Jennetta Vise FSZ (9 September 1912 – 26 October 1979) was an English book, comic and magazine illustrator. Her work appeared in publications such as Mary Grannan's Just Mary series, Robin annuals and many publications for the Girl Guides Association.

==Personal life==
Marjory Jeannetta Blythe Vise was born in Chichester to father Reginald Toye Vise, a journalist, and mother Ethel Maude (née Badrick). She had an older sister, Barbara, who became assistant editor at Modern Woman magazine. Vise studied at L’Ecole des Beaux Arts and the Sorbonne. She lived in London until 1975 and was a member of The Women's Press Club.
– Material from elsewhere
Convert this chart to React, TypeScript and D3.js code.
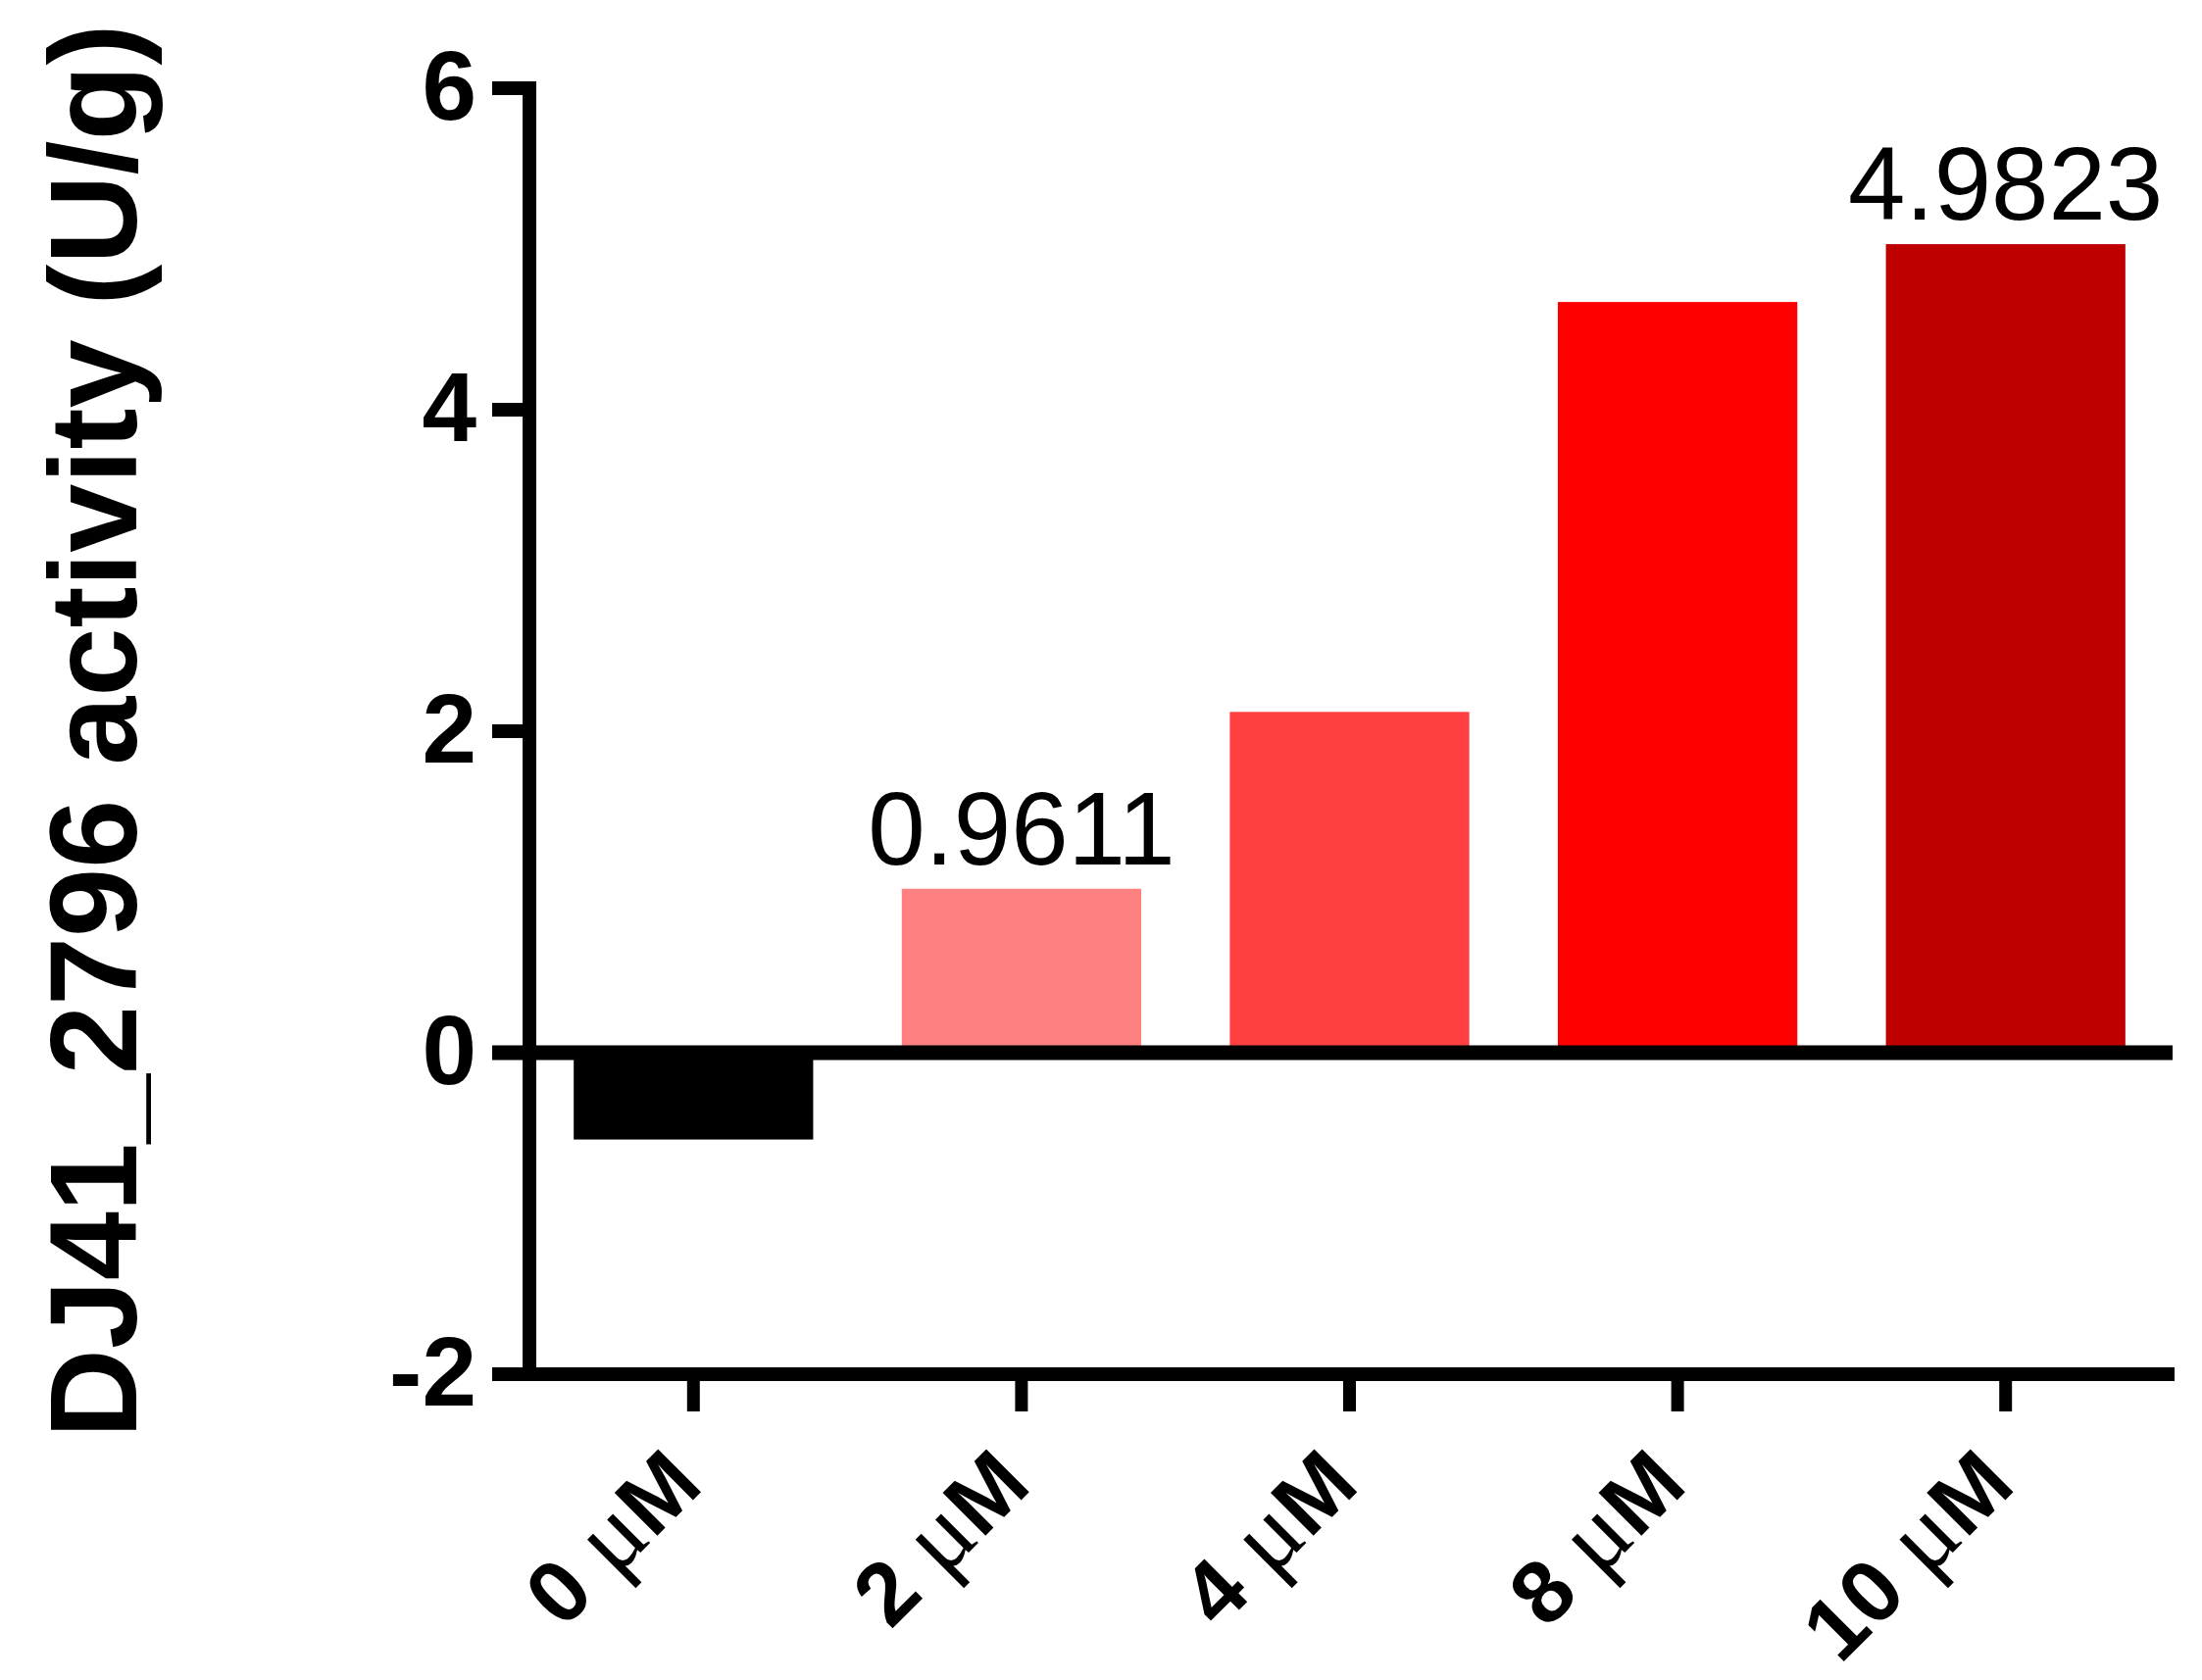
import React from "react";
import * as d3 from "d3";

const categories = ["0", "2", "4", "8", "10"];
const values = [-0.54, 1.02, 2.12, 4.67, 5.03];
const colors = ["#000000", "#FF8080", "#FF4040", "#FF0000", "#BF0000"];
const valueLabels = ["", "0.9611", "", "", "4.9823"];
const yTicks = [-2, 0, 2, 4, 6];
const yTitle = "DJ41_2796 activity (U/g)";

const W = 2246;
const H = 1714;
const SANS = "'Liberation Sans', Arial, Helvetica, sans-serif";
const SERIF = "'Liberation Serif', 'Times New Roman', serif";

export default function App() {
  const y = d3.scaleLinear().domain([-2, 6]).range([1402, 90]);
  const x = d3
    .scaleBand<string>()
    .domain(categories)
    .range([540, 2213])
    .paddingInner(0.27)
    .paddingOuter(0.135);
  const axisX = 540;
  const tickLeft = 502;
  const right = 2216;

  return (
    <svg
      width={W}
      height={H}
      viewBox={`0 0 ${W} ${H}`}
      style={{ position: "absolute", left: 0, top: 0, background: "#fff" }}
    >
      <rect x={0} y={0} width={W} height={H} fill="#fff" />
      {/* bars */}
      {categories.map((c, i) => {
        const v = values[i];
        const y0 = y(0);
        const y1 = y(v);
        return (
          <rect
            key={c}
            x={x(c)}
            y={Math.min(y0, y1)}
            width={x.bandwidth()}
            height={Math.abs(y1 - y0)}
            fill={colors[i]}
          />
        );
      })}
      {/* value labels */}
      {categories.map((c, i) =>
        valueLabels[i] ? (
          <text
            key={"vl" + c}
            x={(x(c) as number) + x.bandwidth() / 2}
            y={y(values[i]) - 25}
            textAnchor="middle"
            fontFamily={SANS}
            fontSize={105}
            fill="#000"
          >
            {valueLabels[i]}
          </text>
        ) : null
      )}
      {/* zero line */}
      <line x1={tickLeft} x2={right} y1={y(0)} y2={y(0)} stroke="#000" strokeWidth={15} />
      {/* bottom axis line */}
      <line x1={tickLeft} x2={right + 2} y1={y(-2)} y2={y(-2)} stroke="#000" strokeWidth={14} />
      {/* y axis line */}
      <line x1={axisX} x2={axisX} y1={y(6) - 7} y2={y(-2) + 7} stroke="#000" strokeWidth={14} />
      {/* y ticks */}
      {yTicks.map((t) => (
        <g key={"yt" + t}>
          <line x1={tickLeft} x2={axisX} y1={y(t)} y2={y(t)} stroke="#000" strokeWidth={14} />
          <text
            x={486}
            y={y(t) - 4}
            dy="0.36em"
            textAnchor="end"
            fontFamily={SANS}
            fontWeight="bold"
            fontSize={100}
            fill="#000"
          >
            {t}
          </text>
        </g>
      ))}
      {/* x ticks and labels */}
      {categories.map((c) => {
        const cx = (x(c) as number) + x.bandwidth() / 2;
        return (
          <g key={"xt" + c}>
            <line x1={cx} x2={cx} y1={y(-2)} y2={y(-2) + 38} stroke="#000" strokeWidth={13} />
            <text
              transform={`translate(${cx + 12},1518) rotate(-45)`}
              textAnchor="end"
              fontFamily={SANS}
              fontWeight="bold"
              fontSize={90}
              fill="#000"
            >
              <tspan>{c + " "}</tspan>
              <tspan fontFamily={SERIF} fontWeight="normal" fontSize={104}>μ</tspan>
              <tspan>M</tspan>
            </text>
          </g>
        );
      })}
      {/* y title */}
      <text
        transform={`translate(139,746) rotate(-90)`}
        textAnchor="middle"
        fontFamily={SANS}
        fontWeight="bold"
        fontSize={126}
        fill="#000"
      >
        {yTitle}
      </text>
    </svg>
  );
}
She died at home in Sussex.

==Illustrator==
At the age of 18 Vise illustrated an article by her father, about which Tatler commented that people would “appreciate the skill of the two artists responsible for this joint word and pencil picture, which has quite a butterfly-like touch.” She was represented by Grestock and Marsh, London.

===Girl Guides===
After “being discovered” by Margaret Playle, the general editor for the Girl Guide Association (GGA), Vise illustrated the following publications:

- The Big Test: The Story of the Girl Guides in the World War by Christian Catherine (1947)
- The Girl Guide Annual by Girl Guides Association (1951)
- The Brownie Pack: A Handbook for Brownie Guiders by Ailsa Brambleby (1956)
- The True Book about Girl Guides by Alix Liddell (1956)
- Trefoil Tales by Alix Liddell, Vera Armstrong and Elizabeth Hill (1957)
- The Brownies’ Annual by Girl Guides Association (1959, 1962, 1963)
- The Golden Bar Book of Brownie Stories by Robert Moss (1961)
- Three for Trouble by Ailsa Brambleby (1963)
- Three for Pack Holiday by Ailsa Brambleby (1964)
- The Brownie Book by Girl Guides Association New Zealand (1965)
- The Brownie Book, by Ailsa Brambleby (1965)
- The Brownie Guide Handbook by Ailsa Brambleby (1968)
- Musical Fun with the Brownie Pack by Hettie Smith (1976) ISBN 978-0852600733

===Other selected publications===
- Out of Town by A. A. Thomson (1935)
- What About a Family? by Lou Chaloner (1944)
- The Noddles Again by Madeleine Collier (1944)
- London Lover by Trevor Allen (1948)
- Savoyard Scrapbook by W S Gilbert for the D’Oyly Carte Opera Company (1948)
- Fables for Children by Irene Pearl (1948)
- Christina’s Fairy Book by Ford Madox Ford (1949)
- The Purple Muffin the Mule Book by Annette Mills (1953)
- The Scottish Pupil’s Spelling Book (1955)
- The Helpful Giant by Eileen Arthurton (1957)
- Fluent French Comedies by Charles S Elston (1958)
- Just Mary Stories by Mary Grannan (1958)
- More Just Mary Stories by Mary Grannan (1959)
- Better Spoken English by Geoffrey Barnard (1959)
- Wild Rose of the King’s Chase by Hilda Moss (1960)
- Gay Way Picture Dictionary (1961)
- Measuring is Fun by Frederick J Vickery (1961)
- The Story of Porky Peek by Elizabeth Maitland (1963)
- The Little Red Bus; The New Bed; No Hat! and Plum Pie by Miss Read (1964)
- Cluck, the Little Black Hen; Hob and The Horse-Bat by Miss Read (1965)
- The Old Shoe House by Ella Ruth Boyce (1966)
- Soucoupes Volantes!! by R N Allan (1966)

===Magazines===
- Homes & Gardens
- Modern Woman
- Argosy
- Pippin, including contributions to the original Andy Pandy strip
- Child Education, including craft articles co-authored by Madeleine Collier

==Other work==
In 1935 she decorated a miniature rocking horse that was presented to British circus owner Bertram Mills by the Royal Veterinary College in recognition of his service to animals.